The German parliament has passed a new collective bargaining law. DW's Rolf Wenkel says it will not stand the test of time, because it may well be unconstitutional and not lead to the desired effects.
Until 2010, the world had been in order for policymakers, employers and trade unions in Germany. The Germans were proud of their social partnership model. Employers and unions in the country treated each other with due respect. The rule back then was "one company, one union," although it was a rule that had never been set in stone.
Nevertheless, together with the freedom of forming coalitions it was a pillar of Germany's post-war economy and was viewed as a direct result of what unions had experienced during the Nazi dictatorship. Back then, it was so easy for the Nazis to smash the heavily fragmented trade union movement.
The new rules that came after the end of the war were designed to make sure there would be no repetition of that, and they worked well for about six decades, if the comparatively low number of strike days in Germany was anything to go by. But in 2010, the country's top judges declared the very principle of one company, one union unconstitutional. Since then, different, rival unions have been able to push for different bargaining agreements for employees belonging to the same profession.
People living in Germany have painfully experienced the consequences of that development in recent months, with pilots and train drivers repeatedly resorting to strikes, discomforting millions of travelers and commuters.
Back to the roots?
And now the government wants to return to the good old times when smaller unions wielded less power. If there's a row between two rival unions in a company, the one with the most members will be empowered to negotiate a collective bargaining agreement so as to avoid unjust wage disparities.
Although no mention is made in the law of the right to strike, smaller, profession-specific unions fully realize that the right is going to be taken away from them which would eventually strip them of their appeal and basis of existence. This is because employers will no longer have to negotiate collective wage agreements with these unions.
It is therefore no wonder the unions affected will take the matter to the Constitutional Court in Karlsruhe. And their chances of obtaining a favorable ruling from the court seem rather high, experts maintain.
Breach of constitutional rights
So, what we're seeing is the government's pitiful attempt to go back to the good old times by passing a law without any careful consideration.
The "one company, one union" principle cannot be reinstated, despite all the positive impact it used to have in the past.
Yearning for the past is useless. Furthermore, by reintroducing the principle, the government may achieve something quite contrary to what it calls collective bargaining unity, as it would involve determining which union represents most employees in a company or a given profession.

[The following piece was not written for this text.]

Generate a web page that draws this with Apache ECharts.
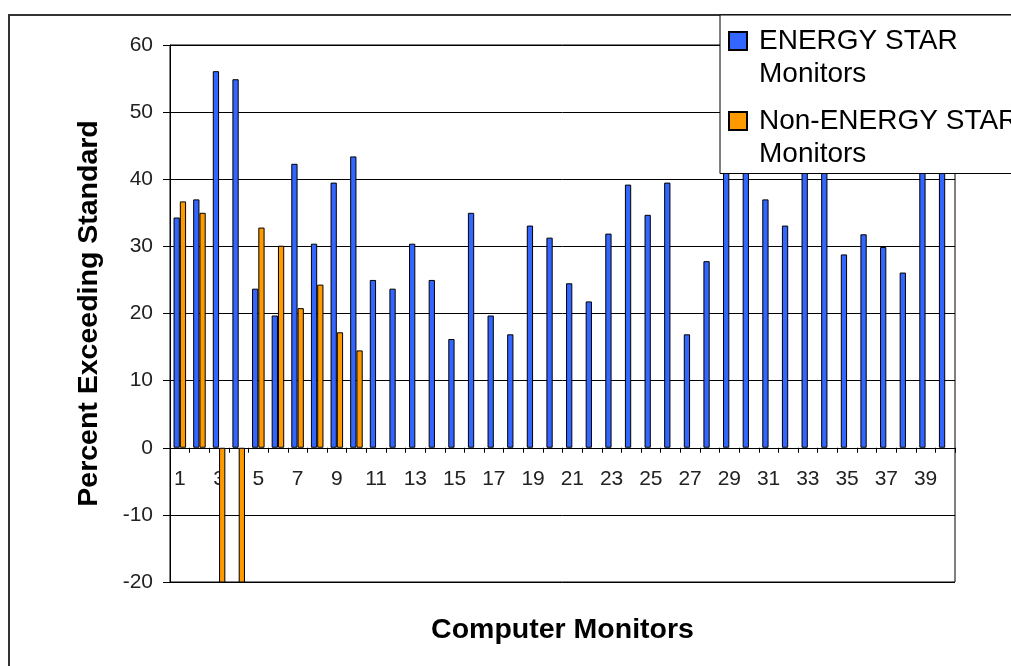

That could increase competition among unions. And loudmouths like the head of the train drivers' union, Claus Weselsky, who has unnerved millions of travelers, may well come in vogue again.
Just how immature the new law is is born out by the fact that it drives a wedge between the unions themselves. Among the eight big industry unions represented in the German Federation of Trade Unions (DGB), three are opposed to it, among them the service-sector union Verdi and the teachers' union, GEW. In some companies they have such a weak representation that their chances of influencing the collective bargaining process wil become negligible. Such a vacuum may be the ideal breeding ground for more loudmouths.